--- Start of RECORDS SHOWN ---
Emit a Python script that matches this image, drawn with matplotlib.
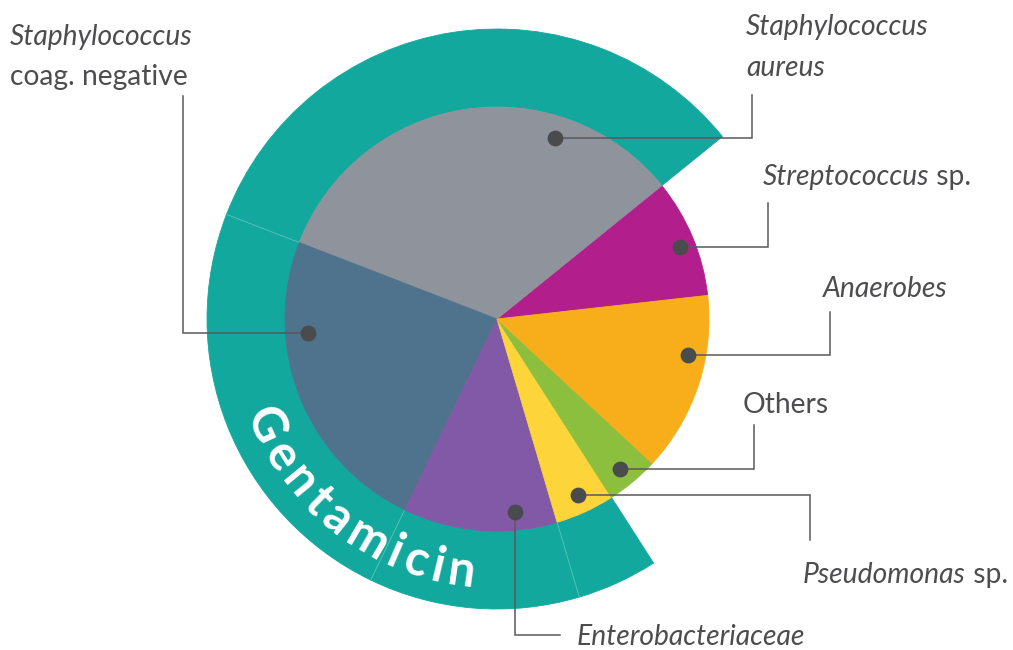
import numpy as np
import matplotlib
matplotlib.use('Agg')
import matplotlib.pyplot as plt
from matplotlib.font_manager import FontProperties
from matplotlib.textpath import text_to_path

# ---------------- data ----------------
categories = ['Streptococcus sp.', 'Staphylococcus aureus', 'Staphylococcus coag. negative',
              'Enterobacteriaceae', 'Pseudomonas sp.', 'Others', 'Anaerobes']
shares = [9.05, 33.3, 23.7, 11.75, 4.5, 4.0, 13.7]
gentamicin_flag = [0, 1, 1, 1, 1, 0, 0]
ring_label = 'Gentamicin'

# ---------------- styles / layout ----------------
W, H = 1013, 650
colors = ['#b21f8d', '#8f949c', '#4f728d', '#8159a6', '#fdd43a', '#8bbf3d', '#f8ae1b']
teal = '#13a89e'
sep_color = '#5cc3b9'
txt_color = '#4d4d4f'
line_color = '#58595b'
dot_color = '#4a4b4d'
CX, CY = 497, H - 319
R_IN, R_OUT = 212, 290
START = 6.4
FS = 20.3
LABEL_FONT = 'Lato'

def Y(y):
    return H - y

layout = {
    'Streptococcus sp.': dict(dot=(21.5, 197), kind='h', cx=768, ey=203,
                              lines=[[('Streptococcus', True), (' sp.', False)]], tx=763, ty=185, sp=40),
    'Staphylococcus aureus': dict(dot=(72.2, 190), kind='h', cx=752, ey=95,
                                  lines=[[('Staphylococcus', True)], [('aureus', True)]], tx=746, ty=35, sp=41),
    'Staphylococcus coag. negative': dict(dot=(184.2, 190), kind='h', cx=183, ey=96,
                                          lines=[[('Staphylococcus', True)], [('coag. negative', False)]], tx=10, ty=45, sp=40),
    'Enterobacteriaceae': dict(dot=(-84.7, 194), kind='v', cy=635, ex=560,
                               lines=[[('Enterobacteriaceae', True)]], tx=577, ty=645, sp=40),
    'Pseudomonas sp.': dict(dot=(-65.3, 194), kind='h', cx=810, ey=540,
                            lines=[[('Pseudomonas', True), (' sp.', False)]], tx=803, ty=583, sp=40),
    'Others': dict(dot=(-50.6, 194), kind='h', cx=754, ey=425,
                   lines=[[('Others', False)]], tx=743, ty=413, sp=40),
    'Anaerobes': dict(dot=(-10.7, 194), kind='h', cx=830, ey=312,
                      lines=[[('Anaerobes', True)]], tx=823, ty=297, sp=40),
}

fig = plt.figure(figsize=(W / 100, H / 100), dpi=100)
ax = fig.add_axes([0, 0, 1, 1])

# outer gentamicin ring
ring_colors = [teal if f else (0, 0, 0, 0) for f in gentamicin_flag]
ring_w, _ = ax.pie(shares, colors=ring_colors, startangle=START, counterclock=True,
                   radius=R_OUT, center=(CX, CY),
                   wedgeprops=dict(width=R_OUT - R_IN, linewidth=0))
for w, f in zip(ring_w, gentamicin_flag):
    if f:
        w.set_edgecolor(teal)
        w.set_linewidth(0.6)

# inner pie
pie_w, _ = ax.pie(shares, colors=colors, startangle=START, counterclock=True,
                  radius=R_IN, center=(CX, CY), wedgeprops=dict(linewidth=0))
for w in pie_w:
    w.set_edgecolor(w.get_facecolor())
    w.set_linewidth(0.6)

ax.set_xlim(0, W)
ax.set_ylim(0, H)
ax.set_aspect('equal')
ax.axis('off')

# faint separators between adjacent ring segments
total = sum(shares)
bounds = START + 360 * np.cumsum([0] + shares) / total
n = len(shares)
for i in range(n):
    j = (i + 1) % n
    if gentamicin_flag[i] and gentamicin_flag[j]:
        a = np.deg2rad(bounds[i + 1])
        ax.plot([CX + (R_IN + 1) * np.cos(a), CX + (R_OUT - 0.5) * np.cos(a)],
                [CY + (R_IN + 1) * np.sin(a), CY + (R_OUT - 0.5) * np.sin(a)],
                color=sep_color, lw=0.6, zorder=3)

# curved ring label
ring_fp = FontProperties(family='Lato', weight='bold', size=35)
widths = []
for ch in ring_label:
    w_, h_, d_ = text_to_path.get_text_width_height_descent(ch, ring_fp, ismath=False)
    widths.append(w_ * 100 / 72)
a0, a1 = 204.5, 262.0
r_c, r_b = 255.0, 270.0
L = np.deg2rad(a1 - a0) * r_c
inner = sum(widths) - widths[0] / 2 - widths[-1] / 2
track = (L - inner) / (len(ring_label) - 1)
s = 0.0
for k, ch in enumerate(ring_label):
    if k > 0:
        s += widths[k - 1] / 2 + track + widths[k] / 2
    th = a0 + np.rad2deg(s / r_c)
    t = np.deg2rad(th)
    ax.text(CX + r_b * np.cos(t), CY + r_b * np.sin(t), ch, fontproperties=ring_fp,
            color='white', rotation=(th + 90) % 360, rotation_mode='anchor',
            ha='center', va='baseline', zorder=5)

# labels, connectors, dots
renderer = fig.canvas.get_renderer()
inv = ax.transData.inverted()

for cat in categories:
    lay = layout[cat]
    ang, rr = lay['dot']
    t = np.deg2rad(ang)
    dx, dy = CX + rr * np.cos(t), CY + rr * np.sin(t)
    if lay['kind'] == 'h':
        xs = [dx, lay['cx'], lay['cx']]
        ys = [dy, dy, Y(lay['ey'])]
    else:
        xs = [dx, dx, lay['ex']]
        ys = [dy, Y(lay['cy']), Y(lay['cy'])]
    ax.plot(xs, ys, color=line_color, lw=1.1, zorder=6, solid_joinstyle='miter')
    ax.scatter([dx], [dy], s=130, color=dot_color, zorder=7, linewidths=0)
    for li, line in enumerate(lay['lines']):
        x = lay['tx']
        yb = Y(lay['ty'] + li * lay['sp'])
        for seg, ital in line:
            tt = ax.text(x, yb, seg, fontsize=FS, family=LABEL_FONT,
                         style='italic' if ital else 'normal',
                         color=txt_color, ha='left', va='baseline', zorder=8)
            bb = tt.get_window_extent(renderer)
            x = inv.transform((bb.x1, bb.y0))[0]

fig.savefig('out.png', dpi=100)
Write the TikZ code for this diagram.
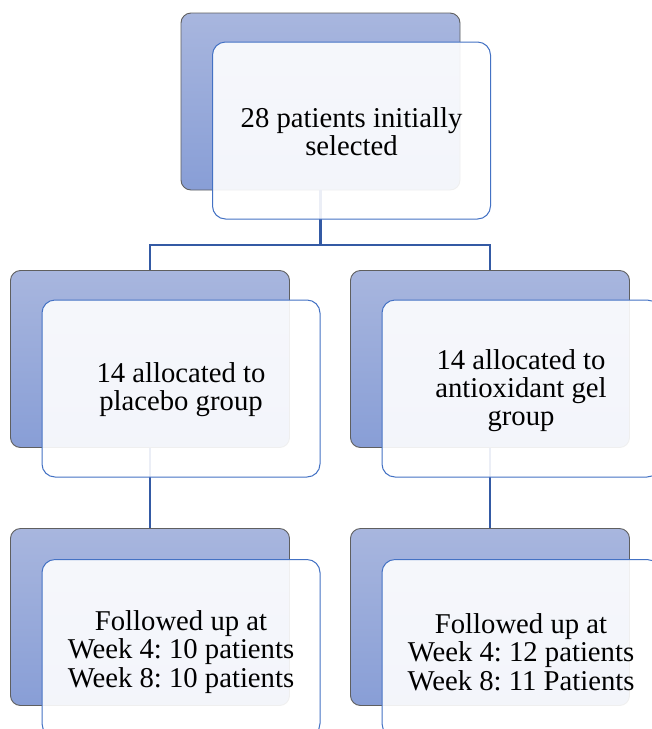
--- End of RECORDS SHOWN ---
Gather every line from the listing above in which the word "this" appears.

Emit a Python script that matches this image, drawn with matplotlib.
Write the TikZ code for this diagram.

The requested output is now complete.